The line holding "plt.rcParams['font.family'] = ['DejaVu Sans']" is the last one to output; start at the first line of the data, keep every line in between exactly, and leave out pictures.

◆ ◆ ◆ ◆

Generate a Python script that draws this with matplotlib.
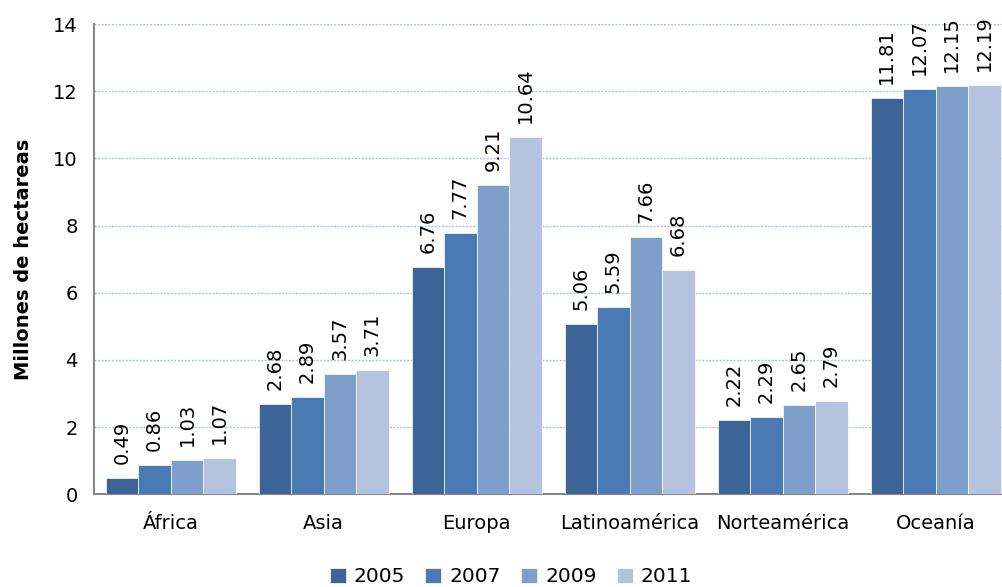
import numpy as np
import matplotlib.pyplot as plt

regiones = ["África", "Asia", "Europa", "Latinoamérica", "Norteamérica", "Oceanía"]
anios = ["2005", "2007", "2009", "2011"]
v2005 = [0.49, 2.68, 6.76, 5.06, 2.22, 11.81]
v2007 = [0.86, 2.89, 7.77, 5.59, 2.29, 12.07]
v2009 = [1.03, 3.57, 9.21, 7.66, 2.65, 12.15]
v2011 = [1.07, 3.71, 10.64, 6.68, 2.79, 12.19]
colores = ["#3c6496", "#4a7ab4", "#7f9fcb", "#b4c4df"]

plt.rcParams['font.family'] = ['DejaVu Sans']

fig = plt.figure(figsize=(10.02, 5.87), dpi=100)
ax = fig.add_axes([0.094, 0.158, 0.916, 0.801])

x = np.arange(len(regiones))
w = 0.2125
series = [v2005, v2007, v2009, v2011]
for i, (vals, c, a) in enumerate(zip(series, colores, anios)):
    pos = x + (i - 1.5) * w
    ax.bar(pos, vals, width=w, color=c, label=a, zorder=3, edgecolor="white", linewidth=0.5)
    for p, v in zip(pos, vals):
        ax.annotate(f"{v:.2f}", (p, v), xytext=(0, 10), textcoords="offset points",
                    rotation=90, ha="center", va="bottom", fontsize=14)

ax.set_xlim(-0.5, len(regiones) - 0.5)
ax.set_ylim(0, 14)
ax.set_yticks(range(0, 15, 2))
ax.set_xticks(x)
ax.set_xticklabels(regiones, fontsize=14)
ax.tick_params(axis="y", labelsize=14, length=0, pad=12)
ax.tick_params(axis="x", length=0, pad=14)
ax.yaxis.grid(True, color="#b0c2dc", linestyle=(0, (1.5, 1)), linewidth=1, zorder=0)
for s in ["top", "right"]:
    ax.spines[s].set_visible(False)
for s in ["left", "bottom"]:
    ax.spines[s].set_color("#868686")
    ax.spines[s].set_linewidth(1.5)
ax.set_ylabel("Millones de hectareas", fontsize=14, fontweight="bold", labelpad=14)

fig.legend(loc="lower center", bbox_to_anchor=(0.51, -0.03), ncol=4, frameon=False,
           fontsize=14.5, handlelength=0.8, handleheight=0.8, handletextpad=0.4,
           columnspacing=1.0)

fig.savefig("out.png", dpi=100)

◆ ◆ ◆ ◆

→ **Solution for this exercise**:
Generate a Python script that draws this with matplotlib.
import numpy as np
import matplotlib.pyplot as plt

regiones = ["África", "Asia", "Europa", "Latinoamérica", "Norteamérica", "Oceanía"]
anios = ["2005", "2007", "2009", "2011"]
v2005 = [0.49, 2.68, 6.76, 5.06, 2.22, 11.81]
v2007 = [0.86, 2.89, 7.77, 5.59, 2.29, 12.07]
v2009 = [1.03, 3.57, 9.21, 7.66, 2.65, 12.15]
v2011 = [1.07, 3.71, 10.64, 6.68, 2.79, 12.19]
colores = ["#3c6496", "#4a7ab4", "#7f9fcb", "#b4c4df"]

plt.rcParams['font.family'] = ['DejaVu Sans']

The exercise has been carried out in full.